Fatema Mullan is a third year undergraduate student in the Faculty of Arts and Science at the University of Toronto, St. George Campus. She is working towards a Specialist in History with a Major in Diaspora and Transnational Studies, and has been recognized as a University of Toronto Scholar, Dean’s List Scholar and has twice received the Norma Brock Award. Prior to her return to the academy as a mature student, Fatema worked in non-profit community and arts organizations and was active in voluntary grassroots initiatives for social change. Fatema joins the JHI in 2022-2023 as one of our JHI Undergraduate Fellows and received the Milton Harris Undergraduate Award in the Humanities.
What are your main research interests?
My research interests are rooted in the histories of empire and colonialism and how these histories continue into the present. I am interested in moving away from the notion of colonial legacies to explore continuities, and rather than articulating ends to colonialisms as historical ruptures I explore the concept of coloniality to articulate how colonial modes of being and power persist, but are obscured. In particular, I hope to focus future research on eighteenth and nineteenth century British imperial control on the Indian subcontinent and in the Atlantic World.
What project are you working on at the JHI and why did you choose it?
At the JHI, I am working on my senior thesis towards the completion of my Specialist in History. My research uses the conceptual framework of the coloniality of labor to examine colonial continuities in Trinidad from the abolition of slavery in 1834 to the end of the Indian indentureship program in 1917. My work explores tensions between colonial imperatives and the agency of the subaltern and demonstrates how the two are inextricably linked in the development of Trinidad’s labor landscape at this transitional historical juncture. I analyze the use of legal mechanisms and land distribution during this period to articulate the shaping of Trinidad’s labor landscape in an effort to address the pre-independence racial polarization between Afro-Trinidadians and Indo-Trinidadians spatially through an urban/rural divide, and in the political and economic spheres.
What are you hoping to experience as a JHI Fellow?
I was most excited about the opportunity this fellowship provided to take a deep dive into a specific area of historical research, learning more about my chosen topic, but also exploring ways to apply the concept of coloniality to historical production. I was also equally excited to meet the other fellows and staff at JHI and engage on an inter-disciplinary level with their work.
What have you enjoyed the most so far?
I’ve enjoyed our conversations about the research we’re conducting and the different paths we pursue as it unfolds. Chatting with the faculty, postgrad, graduate and undergrad fellows has been a pleasure. Getting to know the other undergraduate fellows has been especially nice!

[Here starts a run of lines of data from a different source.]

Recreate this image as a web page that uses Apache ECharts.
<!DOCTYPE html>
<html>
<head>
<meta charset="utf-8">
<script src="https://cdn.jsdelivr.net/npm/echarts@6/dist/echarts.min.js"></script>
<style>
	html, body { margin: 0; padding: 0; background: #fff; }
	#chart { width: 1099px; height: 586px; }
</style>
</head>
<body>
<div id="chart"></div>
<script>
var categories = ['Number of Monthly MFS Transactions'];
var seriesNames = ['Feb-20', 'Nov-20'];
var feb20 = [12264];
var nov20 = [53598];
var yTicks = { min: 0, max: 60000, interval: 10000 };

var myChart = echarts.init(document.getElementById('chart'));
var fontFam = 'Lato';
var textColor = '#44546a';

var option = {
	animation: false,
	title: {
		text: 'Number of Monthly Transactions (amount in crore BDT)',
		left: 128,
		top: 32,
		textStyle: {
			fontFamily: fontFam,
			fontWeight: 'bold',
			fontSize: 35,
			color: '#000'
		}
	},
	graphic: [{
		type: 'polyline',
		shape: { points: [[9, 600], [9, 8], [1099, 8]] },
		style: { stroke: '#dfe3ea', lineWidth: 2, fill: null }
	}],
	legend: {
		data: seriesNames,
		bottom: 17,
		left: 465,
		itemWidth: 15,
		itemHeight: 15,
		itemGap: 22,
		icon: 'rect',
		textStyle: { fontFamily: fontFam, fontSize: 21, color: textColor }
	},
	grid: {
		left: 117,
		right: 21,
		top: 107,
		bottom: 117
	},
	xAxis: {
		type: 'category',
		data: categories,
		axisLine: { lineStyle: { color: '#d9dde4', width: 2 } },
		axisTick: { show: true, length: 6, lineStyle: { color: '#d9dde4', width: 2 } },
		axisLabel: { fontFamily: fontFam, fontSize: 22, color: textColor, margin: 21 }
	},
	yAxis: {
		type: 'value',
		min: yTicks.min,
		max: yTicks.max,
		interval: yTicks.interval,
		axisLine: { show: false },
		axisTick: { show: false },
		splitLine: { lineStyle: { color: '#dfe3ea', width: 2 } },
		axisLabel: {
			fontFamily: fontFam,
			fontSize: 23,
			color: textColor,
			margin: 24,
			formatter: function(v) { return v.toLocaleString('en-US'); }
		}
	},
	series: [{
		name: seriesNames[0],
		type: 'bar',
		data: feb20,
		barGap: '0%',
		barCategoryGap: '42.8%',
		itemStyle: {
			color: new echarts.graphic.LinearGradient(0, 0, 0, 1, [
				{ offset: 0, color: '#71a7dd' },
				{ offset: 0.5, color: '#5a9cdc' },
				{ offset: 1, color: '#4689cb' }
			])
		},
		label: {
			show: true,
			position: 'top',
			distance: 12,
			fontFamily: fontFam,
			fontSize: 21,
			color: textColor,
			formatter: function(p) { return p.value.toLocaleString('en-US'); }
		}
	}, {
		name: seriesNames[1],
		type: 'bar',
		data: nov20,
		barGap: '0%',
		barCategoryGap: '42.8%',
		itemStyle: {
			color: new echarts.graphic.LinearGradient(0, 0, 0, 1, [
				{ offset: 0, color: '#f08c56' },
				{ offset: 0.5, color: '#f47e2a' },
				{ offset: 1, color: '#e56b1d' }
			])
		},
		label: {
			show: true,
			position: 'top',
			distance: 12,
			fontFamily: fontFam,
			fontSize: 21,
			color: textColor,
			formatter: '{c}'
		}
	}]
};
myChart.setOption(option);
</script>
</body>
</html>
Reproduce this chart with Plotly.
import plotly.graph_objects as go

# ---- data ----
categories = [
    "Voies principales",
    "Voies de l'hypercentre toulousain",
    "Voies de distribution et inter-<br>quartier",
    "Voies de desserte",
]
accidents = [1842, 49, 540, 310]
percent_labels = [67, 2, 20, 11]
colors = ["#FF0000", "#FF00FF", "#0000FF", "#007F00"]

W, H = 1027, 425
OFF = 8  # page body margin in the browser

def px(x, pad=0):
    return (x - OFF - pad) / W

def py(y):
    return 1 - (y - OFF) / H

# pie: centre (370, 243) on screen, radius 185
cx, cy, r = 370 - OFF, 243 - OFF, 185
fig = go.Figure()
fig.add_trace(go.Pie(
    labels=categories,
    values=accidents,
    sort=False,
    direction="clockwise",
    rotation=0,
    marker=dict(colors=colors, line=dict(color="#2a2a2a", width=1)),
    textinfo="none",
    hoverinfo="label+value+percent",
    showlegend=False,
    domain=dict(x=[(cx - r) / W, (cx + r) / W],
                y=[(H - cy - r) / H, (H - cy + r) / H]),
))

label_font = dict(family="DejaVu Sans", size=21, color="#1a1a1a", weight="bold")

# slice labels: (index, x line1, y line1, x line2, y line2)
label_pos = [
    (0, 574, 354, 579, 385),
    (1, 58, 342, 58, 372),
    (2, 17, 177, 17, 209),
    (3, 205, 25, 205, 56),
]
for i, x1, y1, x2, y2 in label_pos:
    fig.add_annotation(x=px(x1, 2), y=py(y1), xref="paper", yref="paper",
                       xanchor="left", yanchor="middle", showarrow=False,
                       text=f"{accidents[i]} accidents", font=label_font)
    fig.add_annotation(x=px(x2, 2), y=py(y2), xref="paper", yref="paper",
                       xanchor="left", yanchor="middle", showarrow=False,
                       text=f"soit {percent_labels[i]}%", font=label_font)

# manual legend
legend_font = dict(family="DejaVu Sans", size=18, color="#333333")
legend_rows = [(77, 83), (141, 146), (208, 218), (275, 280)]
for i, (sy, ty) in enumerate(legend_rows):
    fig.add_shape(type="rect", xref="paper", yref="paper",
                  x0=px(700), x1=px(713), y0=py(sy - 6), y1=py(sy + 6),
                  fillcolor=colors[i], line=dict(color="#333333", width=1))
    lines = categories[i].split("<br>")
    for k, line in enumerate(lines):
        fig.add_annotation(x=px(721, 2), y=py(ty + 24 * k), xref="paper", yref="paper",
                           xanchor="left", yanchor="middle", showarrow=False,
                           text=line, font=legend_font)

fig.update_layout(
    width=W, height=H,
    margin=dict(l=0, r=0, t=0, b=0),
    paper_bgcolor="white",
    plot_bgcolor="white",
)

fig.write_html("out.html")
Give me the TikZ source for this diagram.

Share something you read/watched/listened to recently that you enjoyed/were inspired by.
My inspiration comes from conversations I have with colleagues, friends and family and through witnessing the resilience of Black, Indigenous and People of Color communities and LGBTQI+ individuals in the face of our continuing struggles. Lately, and especially, my kids provide a constant source of inspiration.
What is a fun fact about you?
When I need to decompress I read the most non-academic, not serious, fluff you could imagine! I also watch the cheesiest shows and can re-watch movies a million times because I never remember the plot.